The request: From the first line of the data down to and including the line with "const refLevel = 209.93;", copy everything exactly, leaving out pictures.

Available data:
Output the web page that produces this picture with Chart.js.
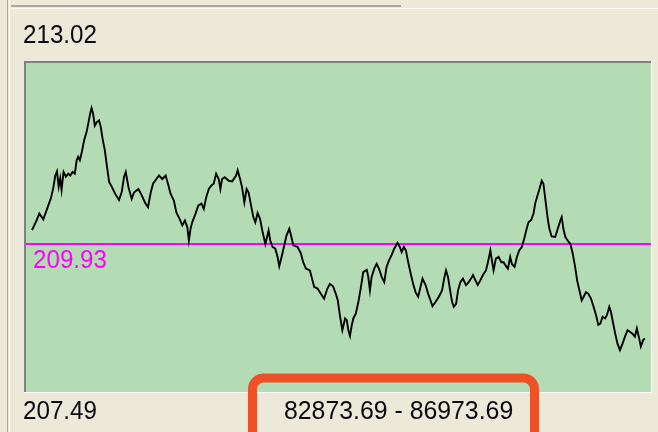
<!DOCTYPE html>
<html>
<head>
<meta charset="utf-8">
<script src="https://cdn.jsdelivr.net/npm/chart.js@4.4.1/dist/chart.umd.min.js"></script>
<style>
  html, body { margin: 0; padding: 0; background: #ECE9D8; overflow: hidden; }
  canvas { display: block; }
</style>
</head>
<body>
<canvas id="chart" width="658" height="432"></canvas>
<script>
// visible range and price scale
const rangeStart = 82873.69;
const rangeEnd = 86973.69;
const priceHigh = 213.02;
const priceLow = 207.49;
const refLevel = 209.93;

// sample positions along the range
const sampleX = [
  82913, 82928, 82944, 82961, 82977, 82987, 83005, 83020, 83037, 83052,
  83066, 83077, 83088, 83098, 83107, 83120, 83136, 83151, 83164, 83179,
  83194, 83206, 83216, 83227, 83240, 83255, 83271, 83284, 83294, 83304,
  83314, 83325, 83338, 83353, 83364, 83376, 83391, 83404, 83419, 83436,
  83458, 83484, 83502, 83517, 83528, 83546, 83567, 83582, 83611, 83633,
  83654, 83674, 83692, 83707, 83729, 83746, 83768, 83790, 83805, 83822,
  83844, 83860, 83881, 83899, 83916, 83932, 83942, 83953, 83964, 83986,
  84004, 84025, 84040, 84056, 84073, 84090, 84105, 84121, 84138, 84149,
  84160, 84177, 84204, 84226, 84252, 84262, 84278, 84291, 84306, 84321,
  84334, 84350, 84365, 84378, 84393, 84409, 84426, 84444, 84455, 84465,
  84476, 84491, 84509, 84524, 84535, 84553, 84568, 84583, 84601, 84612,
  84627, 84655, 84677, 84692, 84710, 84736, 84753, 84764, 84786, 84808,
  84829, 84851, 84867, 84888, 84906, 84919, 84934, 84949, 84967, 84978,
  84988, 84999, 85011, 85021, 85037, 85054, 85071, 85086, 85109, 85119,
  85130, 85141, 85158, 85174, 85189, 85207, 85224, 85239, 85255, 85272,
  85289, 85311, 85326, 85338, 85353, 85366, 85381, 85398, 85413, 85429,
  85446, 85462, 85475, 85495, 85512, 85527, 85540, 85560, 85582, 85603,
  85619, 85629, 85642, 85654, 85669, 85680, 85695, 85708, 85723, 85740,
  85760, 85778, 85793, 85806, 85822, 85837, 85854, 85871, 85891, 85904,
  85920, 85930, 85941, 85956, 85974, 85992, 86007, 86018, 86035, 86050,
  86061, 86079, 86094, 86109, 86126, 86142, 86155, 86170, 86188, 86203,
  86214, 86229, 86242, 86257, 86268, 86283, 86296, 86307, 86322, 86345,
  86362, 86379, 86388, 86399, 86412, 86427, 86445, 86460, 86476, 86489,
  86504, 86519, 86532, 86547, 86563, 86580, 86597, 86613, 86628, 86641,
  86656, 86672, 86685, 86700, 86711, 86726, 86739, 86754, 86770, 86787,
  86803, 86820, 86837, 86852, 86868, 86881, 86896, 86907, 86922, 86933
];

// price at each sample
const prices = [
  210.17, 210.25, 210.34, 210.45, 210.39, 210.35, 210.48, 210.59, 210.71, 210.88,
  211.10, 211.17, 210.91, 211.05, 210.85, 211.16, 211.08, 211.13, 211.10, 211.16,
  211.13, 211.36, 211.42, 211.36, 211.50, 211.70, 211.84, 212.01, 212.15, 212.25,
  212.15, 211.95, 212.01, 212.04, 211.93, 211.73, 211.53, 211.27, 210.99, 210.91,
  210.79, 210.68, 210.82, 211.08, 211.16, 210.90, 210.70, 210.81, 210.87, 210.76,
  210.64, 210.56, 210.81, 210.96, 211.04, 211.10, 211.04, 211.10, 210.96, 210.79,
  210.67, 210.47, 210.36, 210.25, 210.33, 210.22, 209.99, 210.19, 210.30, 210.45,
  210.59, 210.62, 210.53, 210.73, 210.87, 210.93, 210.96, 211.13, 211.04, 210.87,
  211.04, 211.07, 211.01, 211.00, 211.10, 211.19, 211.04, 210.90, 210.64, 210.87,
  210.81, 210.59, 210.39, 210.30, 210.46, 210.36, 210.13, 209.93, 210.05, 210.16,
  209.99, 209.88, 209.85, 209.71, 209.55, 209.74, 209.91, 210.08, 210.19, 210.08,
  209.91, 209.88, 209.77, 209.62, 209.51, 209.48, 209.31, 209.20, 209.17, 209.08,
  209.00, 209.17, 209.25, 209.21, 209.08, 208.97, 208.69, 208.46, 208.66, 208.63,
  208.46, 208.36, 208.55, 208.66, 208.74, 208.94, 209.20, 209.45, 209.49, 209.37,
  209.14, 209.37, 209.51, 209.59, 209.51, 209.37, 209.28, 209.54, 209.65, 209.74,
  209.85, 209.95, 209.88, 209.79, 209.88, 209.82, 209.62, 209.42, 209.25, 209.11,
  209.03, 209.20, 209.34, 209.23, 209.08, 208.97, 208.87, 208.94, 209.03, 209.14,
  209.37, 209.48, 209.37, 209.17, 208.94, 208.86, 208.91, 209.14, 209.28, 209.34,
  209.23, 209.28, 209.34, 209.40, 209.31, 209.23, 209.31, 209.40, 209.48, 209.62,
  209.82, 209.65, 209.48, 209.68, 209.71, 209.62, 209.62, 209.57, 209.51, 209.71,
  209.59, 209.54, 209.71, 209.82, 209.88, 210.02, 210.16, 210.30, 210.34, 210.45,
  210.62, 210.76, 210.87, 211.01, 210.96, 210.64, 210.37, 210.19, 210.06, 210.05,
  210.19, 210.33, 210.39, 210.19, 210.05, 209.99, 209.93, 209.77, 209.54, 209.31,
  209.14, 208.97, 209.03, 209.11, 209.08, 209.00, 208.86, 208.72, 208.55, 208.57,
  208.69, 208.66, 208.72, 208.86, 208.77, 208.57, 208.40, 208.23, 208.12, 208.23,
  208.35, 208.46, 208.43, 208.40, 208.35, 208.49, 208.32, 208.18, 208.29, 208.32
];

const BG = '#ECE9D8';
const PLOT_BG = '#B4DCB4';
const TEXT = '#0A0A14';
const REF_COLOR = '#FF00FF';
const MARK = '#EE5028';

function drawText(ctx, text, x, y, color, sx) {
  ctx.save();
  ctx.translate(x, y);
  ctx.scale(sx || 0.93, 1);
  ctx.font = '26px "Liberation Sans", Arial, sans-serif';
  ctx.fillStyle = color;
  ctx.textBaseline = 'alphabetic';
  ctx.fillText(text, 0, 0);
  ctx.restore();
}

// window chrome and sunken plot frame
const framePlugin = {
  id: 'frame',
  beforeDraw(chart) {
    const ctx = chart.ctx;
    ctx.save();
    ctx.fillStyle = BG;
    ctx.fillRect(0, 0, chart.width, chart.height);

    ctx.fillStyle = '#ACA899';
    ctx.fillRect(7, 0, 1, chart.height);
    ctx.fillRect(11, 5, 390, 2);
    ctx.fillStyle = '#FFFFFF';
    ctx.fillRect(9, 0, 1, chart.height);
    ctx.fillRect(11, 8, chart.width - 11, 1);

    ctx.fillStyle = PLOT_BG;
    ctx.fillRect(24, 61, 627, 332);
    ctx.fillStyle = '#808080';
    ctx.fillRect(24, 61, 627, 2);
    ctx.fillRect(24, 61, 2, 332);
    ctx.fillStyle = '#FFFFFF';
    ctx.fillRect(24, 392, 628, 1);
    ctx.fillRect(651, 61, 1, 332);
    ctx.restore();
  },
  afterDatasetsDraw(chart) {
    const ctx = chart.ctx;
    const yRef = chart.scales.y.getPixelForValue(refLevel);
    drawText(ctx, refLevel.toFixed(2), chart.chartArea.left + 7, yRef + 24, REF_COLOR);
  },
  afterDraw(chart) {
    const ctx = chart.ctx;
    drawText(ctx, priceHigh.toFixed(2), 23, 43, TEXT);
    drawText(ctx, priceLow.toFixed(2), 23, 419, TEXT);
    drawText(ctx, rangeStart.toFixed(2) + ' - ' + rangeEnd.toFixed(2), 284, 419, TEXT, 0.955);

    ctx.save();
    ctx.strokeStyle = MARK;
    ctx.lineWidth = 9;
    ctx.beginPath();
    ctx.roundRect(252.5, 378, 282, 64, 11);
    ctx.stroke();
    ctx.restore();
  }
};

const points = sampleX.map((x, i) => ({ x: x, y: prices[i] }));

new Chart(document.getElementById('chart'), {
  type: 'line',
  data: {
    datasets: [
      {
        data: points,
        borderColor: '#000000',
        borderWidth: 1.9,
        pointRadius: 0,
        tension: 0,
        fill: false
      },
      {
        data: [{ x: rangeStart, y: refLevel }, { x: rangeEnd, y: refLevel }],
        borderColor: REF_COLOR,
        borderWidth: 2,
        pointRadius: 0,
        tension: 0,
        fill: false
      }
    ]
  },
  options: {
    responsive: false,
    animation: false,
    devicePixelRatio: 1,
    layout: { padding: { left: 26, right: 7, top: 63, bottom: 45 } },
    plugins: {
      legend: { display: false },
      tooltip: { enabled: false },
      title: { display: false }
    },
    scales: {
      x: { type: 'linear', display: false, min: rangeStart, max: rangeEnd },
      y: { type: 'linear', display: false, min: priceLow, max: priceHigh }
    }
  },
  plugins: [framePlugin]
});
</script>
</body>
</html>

Written reply:
Output the web page that produces this picture with Chart.js.
<!DOCTYPE html>
<html>
<head>
<meta charset="utf-8">
<script src="https://cdn.jsdelivr.net/npm/chart.js@4.4.1/dist/chart.umd.min.js"></script>
<style>
  html, body { margin: 0; padding: 0; background: #ECE9D8; overflow: hidden; }
  canvas { display: block; }
</style>
</head>
<body>
<canvas id="chart" width="658" height="432"></canvas>
<script>
// visible range and price scale
const rangeStart = 82873.69;
const rangeEnd = 86973.69;
const priceHigh = 213.02;
const priceLow = 207.49;
const refLevel = 209.93;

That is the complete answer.